Paralelamente a esta capacitação, através de acordos espúrios com a Inglaterra e com  uma expressiva camada da oligarquia remanescente na Europa que incluía, inclusive, muitos judeus, conseguiu os recursos que precisava para equipar “secretamente” a maior máquina de guerra vista até então.

Foram centenas de navios e submarinos, milhares de aviões e tanques, os famosos “Panzer” (uma abreviação de "Panzerkampfwagen", um substantivo da língua alemã que se pode traduzir como "veículo blindado de combate"), uma quantidade incalculável de obuses e de uma reserva estratégica de combustível que, inclusive, previa a construção de imensos depósitos de armas e combustíveis, espalhados por toda a África do Norte.

Paralelamente, a indústria de insumos para a guerra, tais como rações, uniformes, botinas, cantis, capacetes e uma infinidade de armas leves, tipo a famosa pistola Luger, foi capaz de empregar a população civil, desempregada.

Assim, sem que o mundo percebesse, ou quisesse perceber, Hitler pôs em marcha um plano de tomada do poder, consolidada por um regime totalitário onde vigorava o mais absoluto terror.

Até aqui, pura retórica histórica, mas que, se desejamos extrapolar, também poderia ser aplicada à Itália de Mussolini, às pretensões imperiais do Japão de Hiroito ou mesmo à megalomaníaca visão de Stalin, uma condição que, se observada agora, no momento atual, também poderia ser compreendida, aqui no Brasil.

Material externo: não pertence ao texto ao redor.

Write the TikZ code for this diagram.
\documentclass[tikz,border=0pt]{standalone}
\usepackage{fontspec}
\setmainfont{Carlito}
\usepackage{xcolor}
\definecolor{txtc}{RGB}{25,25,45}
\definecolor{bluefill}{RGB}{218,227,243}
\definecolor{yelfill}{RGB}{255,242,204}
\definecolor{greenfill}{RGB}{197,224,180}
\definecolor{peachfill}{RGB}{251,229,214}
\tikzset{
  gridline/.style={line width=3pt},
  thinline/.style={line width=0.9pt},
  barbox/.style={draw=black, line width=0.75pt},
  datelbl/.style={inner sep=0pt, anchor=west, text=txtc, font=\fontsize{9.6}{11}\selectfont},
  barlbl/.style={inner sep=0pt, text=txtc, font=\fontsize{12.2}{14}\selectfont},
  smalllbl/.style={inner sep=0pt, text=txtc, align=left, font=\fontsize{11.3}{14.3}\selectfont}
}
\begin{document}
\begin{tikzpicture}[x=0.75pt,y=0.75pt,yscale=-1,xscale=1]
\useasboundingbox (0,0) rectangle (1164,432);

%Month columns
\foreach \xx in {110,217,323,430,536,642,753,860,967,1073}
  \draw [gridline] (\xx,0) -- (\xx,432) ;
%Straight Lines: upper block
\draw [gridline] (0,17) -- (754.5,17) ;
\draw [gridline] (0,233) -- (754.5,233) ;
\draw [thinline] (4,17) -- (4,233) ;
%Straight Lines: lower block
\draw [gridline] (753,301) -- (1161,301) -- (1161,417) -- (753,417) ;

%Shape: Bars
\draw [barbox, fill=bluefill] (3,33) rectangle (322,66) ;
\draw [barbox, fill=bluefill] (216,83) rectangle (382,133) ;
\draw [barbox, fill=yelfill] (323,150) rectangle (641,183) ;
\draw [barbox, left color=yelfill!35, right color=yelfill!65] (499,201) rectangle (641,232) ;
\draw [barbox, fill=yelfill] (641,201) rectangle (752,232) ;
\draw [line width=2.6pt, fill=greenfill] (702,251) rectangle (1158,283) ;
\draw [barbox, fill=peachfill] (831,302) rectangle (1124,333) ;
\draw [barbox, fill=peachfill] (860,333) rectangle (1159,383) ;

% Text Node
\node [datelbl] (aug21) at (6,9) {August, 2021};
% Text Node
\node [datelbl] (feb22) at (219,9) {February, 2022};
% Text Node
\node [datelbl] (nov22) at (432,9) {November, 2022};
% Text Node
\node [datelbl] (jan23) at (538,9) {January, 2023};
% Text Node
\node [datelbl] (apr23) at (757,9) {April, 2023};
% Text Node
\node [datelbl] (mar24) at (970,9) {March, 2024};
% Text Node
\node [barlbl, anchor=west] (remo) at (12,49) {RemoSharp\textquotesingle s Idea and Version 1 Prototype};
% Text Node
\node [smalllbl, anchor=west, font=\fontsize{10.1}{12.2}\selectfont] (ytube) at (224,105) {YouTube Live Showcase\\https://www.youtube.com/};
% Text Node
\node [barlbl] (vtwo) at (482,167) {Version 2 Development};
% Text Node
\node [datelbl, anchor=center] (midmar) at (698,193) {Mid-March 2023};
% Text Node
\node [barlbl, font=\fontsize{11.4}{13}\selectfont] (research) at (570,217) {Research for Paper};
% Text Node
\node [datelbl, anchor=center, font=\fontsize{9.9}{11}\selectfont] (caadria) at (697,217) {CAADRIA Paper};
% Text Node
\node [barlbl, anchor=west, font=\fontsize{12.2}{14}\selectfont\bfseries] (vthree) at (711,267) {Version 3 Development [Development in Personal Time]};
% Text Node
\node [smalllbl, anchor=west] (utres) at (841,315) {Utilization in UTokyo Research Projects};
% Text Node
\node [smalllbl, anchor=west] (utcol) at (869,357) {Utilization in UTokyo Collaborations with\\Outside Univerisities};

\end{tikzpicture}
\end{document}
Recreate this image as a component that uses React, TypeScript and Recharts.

Um país fragilizado por um gigantesco descrédito nas instituições democráticas, consequência de uma educação medíocre e de uma corrupção endêmica que, durante dezenas e dezenas de anos, só fez aumentar as desigualdades e alimentar uma pseudo-oligarquia, emburrecida e alimentada por um desejo de ostentação, ora eurocêntrica ora norte-americana, transformado em um ambiente propício para propostas populistas, capazes de eleger, como Hitler foi eleito, um ser abjeto, incapaz de engraxar suas botas, como este que ocupa atualmente um certo palácio e que é endeusado por reminiscências de uma monarquia falida.

Um país, incapacitado de comprar vacinas, mas que investe na compra de tanques, de submarinos, de novas plataformas nucleares ou de satélites de monitoramento, que podem servir para tudo, menos para o objetivo que foi divulgado e onde uma população imbecilizada e sofrendo as consequências de uma pandemia que já ceifou centenas de milhares de vidas, começa a se mostrar desejosa de um regime de exceção, ainda que controlado por milicias, capaz de trazer ordem sobre o caos; onde a censura da imprensa e da proliferação de “fake-news” através das redes sociais se transformaram no único meio de difundir a notícia crível sobre os fatos, em uma escala que faria Goebbels ser comparado a um principiante; que já começa a mostrar os mesmos sinais de xenofobia e de intolerância religiosa, vistos na Europa do início do século passado, igualmente alimentado e incentivado por uma extrema direita, de caráter mundial, que deseja pôr fim ao “Estado de Bem Estar Social” e que está assombrada com a sombra de uma China que já não é emergente, mas potência capaz de pôr fim às castas vigentes.

Enfim, um país que, apesar das prosopopeias presidenciais sobre a necessidade de ter pólvora e não de vacinas, para resolver nossos problemas, já pode ter começado a trilhar os caminhos de uma guerra, cujo objetivo será, como a história mostrou, sempre o mesmo, qual seja, a criação de uma nova dinastia governante nas terras tupiniquins.